Forward Feature Selection is a common method used in machine learning and statistics to identify the most relevant features (or variables) for building a predictive model. It's a greedy approach that helps improve model performance, reduce overfitting, and make models more interpretable by focusing only on the most impactful inputs.
As defined by our reference, Forward Feature Selection is a feature selection technique that iteratively builds a model by adding one feature at a time, selecting the feature that maximizes model performance. It starts with an empty set of features and adds the most predictive feature in each iteration until a stopping criterion is met.
Understanding the Iterative Process
This technique works by systematically evaluating features individually and in combination to find the best subset.
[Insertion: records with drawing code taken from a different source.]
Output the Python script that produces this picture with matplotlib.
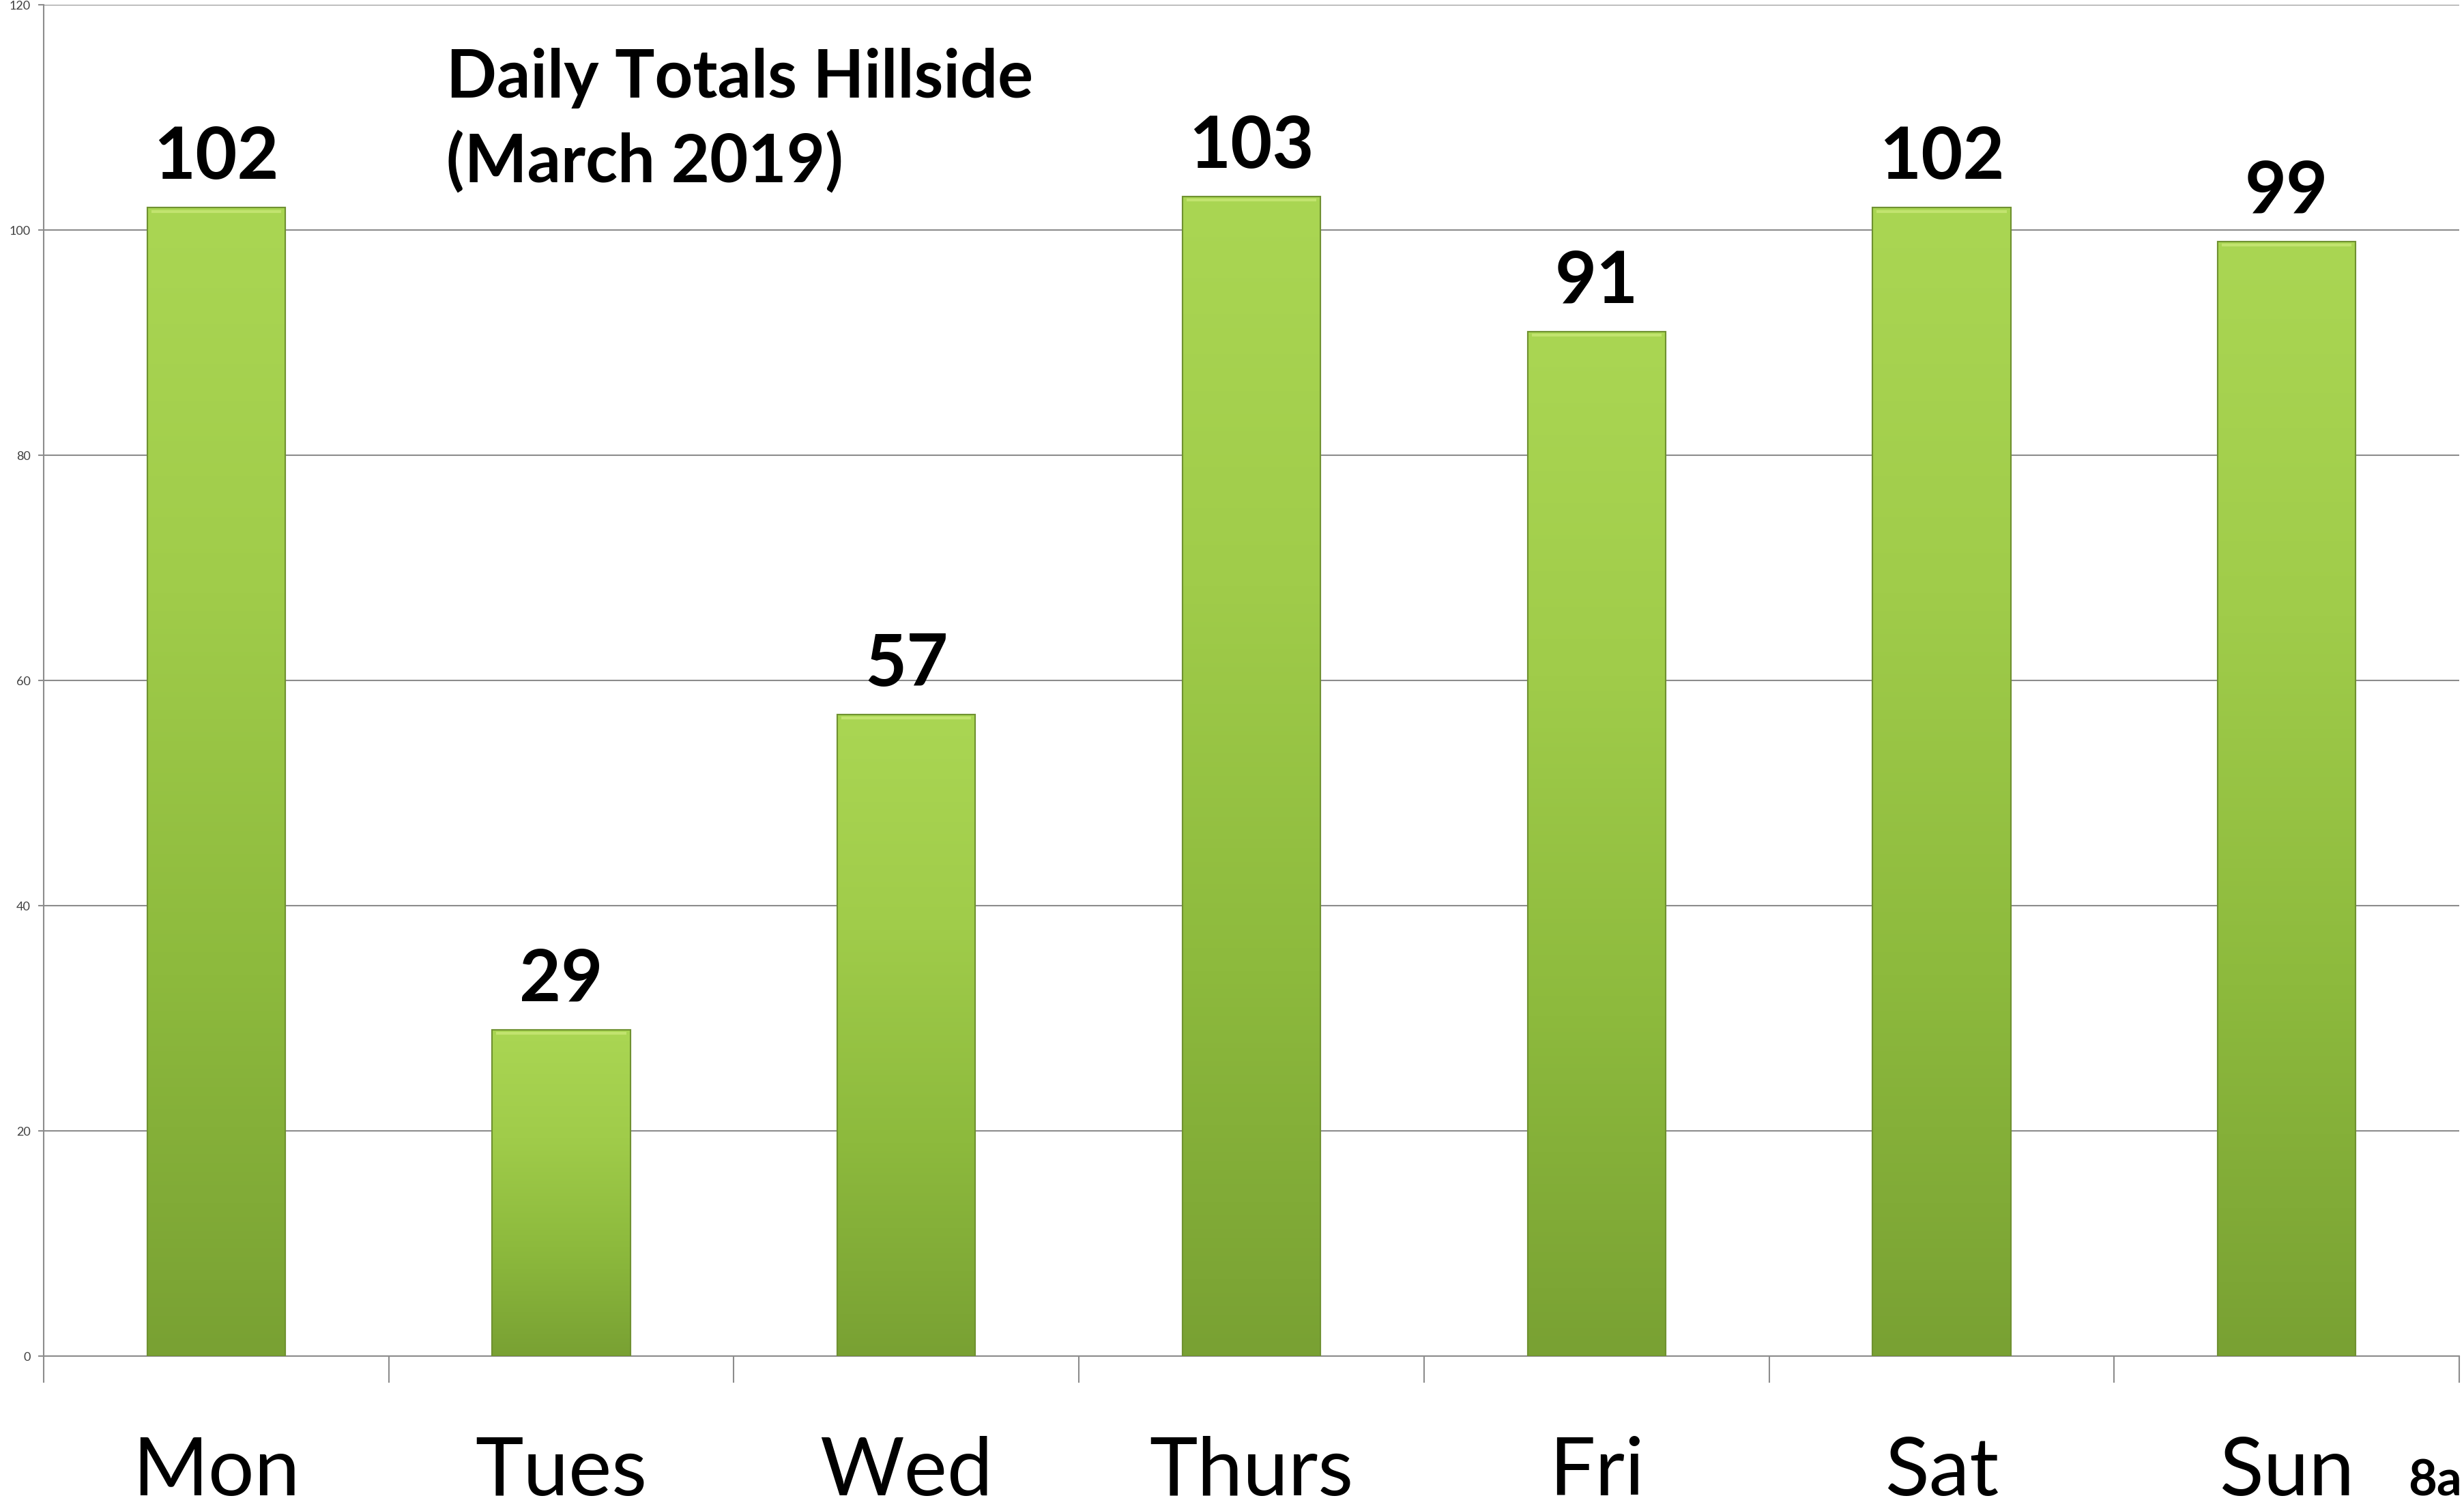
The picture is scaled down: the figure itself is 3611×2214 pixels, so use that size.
import numpy as np
import matplotlib
matplotlib.use("Agg")
import matplotlib.pyplot as plt
from matplotlib.colors import LinearSegmentedColormap

days = ["Mon", "Tues", "Wed", "Thurs", "Fri", "Sat", "Sun"]
totals = [102, 29, 57, 103, 91, 102, 99]
yticks = [0, 20, 40, 60, 80, 100, 120]
title_lines = ["Daily Totals Hillside", "(March 2019)"]
corner_text = "8a"

FONT = ["Lato", "DejaVu Sans"]
plt.rcParams["font.family"] = FONT

W, H = 3611, 2214
fig = plt.figure(figsize=(W / 100, H / 100), dpi=100)
fig.patch.set_facecolor("white")
ax = fig.add_axes([64 / W, 1 - 1987 / H, 3540 / W, 1980 / H])

x = np.arange(len(days))
bars = ax.bar(x, totals, width=0.4, color="#94c23f", edgecolor="#6f9130",
              linewidth=1.5, zorder=3)

cmap = LinearSegmentedColormap.from_list("g", ["#79a133", "#8dba3d", "#a0cc4a", "#aad653"])
grad = np.linspace(0, 1, 256).reshape(-1, 1)
for b in bars:
    x0, w, h = b.get_x(), b.get_width(), b.get_height()
    im = ax.imshow(grad, cmap=cmap, origin="lower", aspect="auto",
                   extent=[x0, x0 + w, 0, h], zorder=3.5)
    im.set_clip_path(b)
    ax.plot([x0 + w * 0.03, x0 + w * 0.97], [h - 0.35, h - 0.35], color="#c2e36f",
            lw=3, zorder=4, solid_capstyle="butt")
    ax.bar(b.get_x() + w / 2, h, width=w, fill=False, edgecolor="#6f9130",
           linewidth=1.5, zorder=5)

for xi, v in zip(x, totals):
    ax.annotate(str(v), (xi, v), xytext=(0, 30), textcoords="offset points",
                ha="center", va="baseline", fontsize=76, fontweight="bold",
                color="black", zorder=6)

ax.set_xlim(-0.5, len(days) - 0.5)
ax.set_ylim(0, 120)
ax.set_yticks(yticks)
ax.set_yticklabels([str(t) for t in yticks], fontsize=13, color="#404040")
ax.tick_params(axis="y", length=6, width=1.5, color="#8c8c8c", pad=8)

ax.set_xticks(np.arange(len(days) + 1) - 0.5)
ax.set_xticklabels([])
ax.tick_params(axis="x", which="major", length=28, width=1.5, color="#8c8c8c")
ax.set_xticks(x, minor=True)
ax.set_xticklabels(days, minor=True, fontsize=86, color="black")
ax.tick_params(axis="x", which="minor", length=0, pad=84)

ax.grid(axis="y", color="#8c8c8c", linewidth=1.5, zorder=1)
ax.set_axisbelow(True)
for s in ["right", "top"]:
    ax.spines[s].set_visible(False)
for s in ["left", "bottom"]:
    ax.spines[s].set_color("#8c8c8c")
    ax.spines[s].set_linewidth(1.5)

ax.text(0.1667, 0.968, "\n".join(title_lines), transform=ax.transAxes,
        ha="left", va="top", fontsize=70, fontweight="bold", color="black",
        linespacing=1.42, zorder=6)

fig.text(0.999, 1 - 2192 / H, corner_text, ha="right", va="baseline",
         fontsize=52, fontweight="bold", color="black")

fig.savefig("out.png", dpi=100, facecolor="white")
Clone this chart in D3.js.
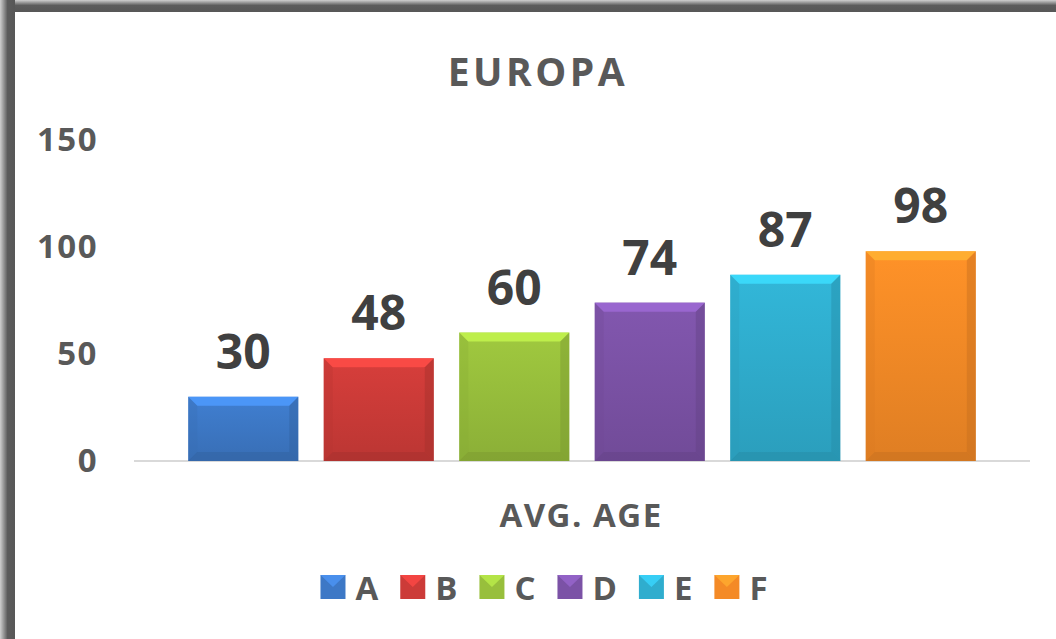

The core idea is to start simple and gradually build complexity by adding only the features that provide the most significant improvement to the model's predictive power at each step.
How It Works: Step-by-Step
The process typically follows these steps:
- Start with an Empty Set: Begin with no features included in the model.
- Evaluate Individual Features: Train separate models, each using only one of the available features that are not yet in the selected set.
- Select the Best Feature: Choose the feature that results in the best model performance (e.g., highest accuracy, lowest error) when added to the currently selected set of features.
- Add Feature and Repeat: Add the selected feature to the set of chosen features. Repeat steps 2 and 3 with the remaining features.
- Stopping Criterion: Continue adding features one by one until a predefined stopping criterion is met. This could be reaching a specific number of features, no longer seeing a significant performance improvement, or exceeding a certain performance threshold.
Practical Considerations
- Performance Metric: The choice of "maximizing model performance" depends entirely on the specific task and evaluation metric being used (e.g., R-squared for regression, accuracy or F1-score for classification).
- Computational Cost: While conceptually simple, Forward Feature Selection can become computationally expensive if you have a very large number of features, as it requires training and evaluating many models at each step.
- Greedy Nature: Because it makes the locally optimal choice at each step (adding the single best feature at that moment), it doesn't guarantee finding the globally optimal subset of features.
Benefits
- Simplicity: The logic is straightforward and easy to understand.
- Effectiveness: Often performs well in practice, especially when the number of features isn't excessively large.
- Reduced Overfitting: By selecting only relevant features, it can help create simpler models that generalize better to new data.
In summary, Forward Feature Selection is a valuable tool for feature engineering, enabling data scientists to build more efficient and effective models by focusing on the most influential variables.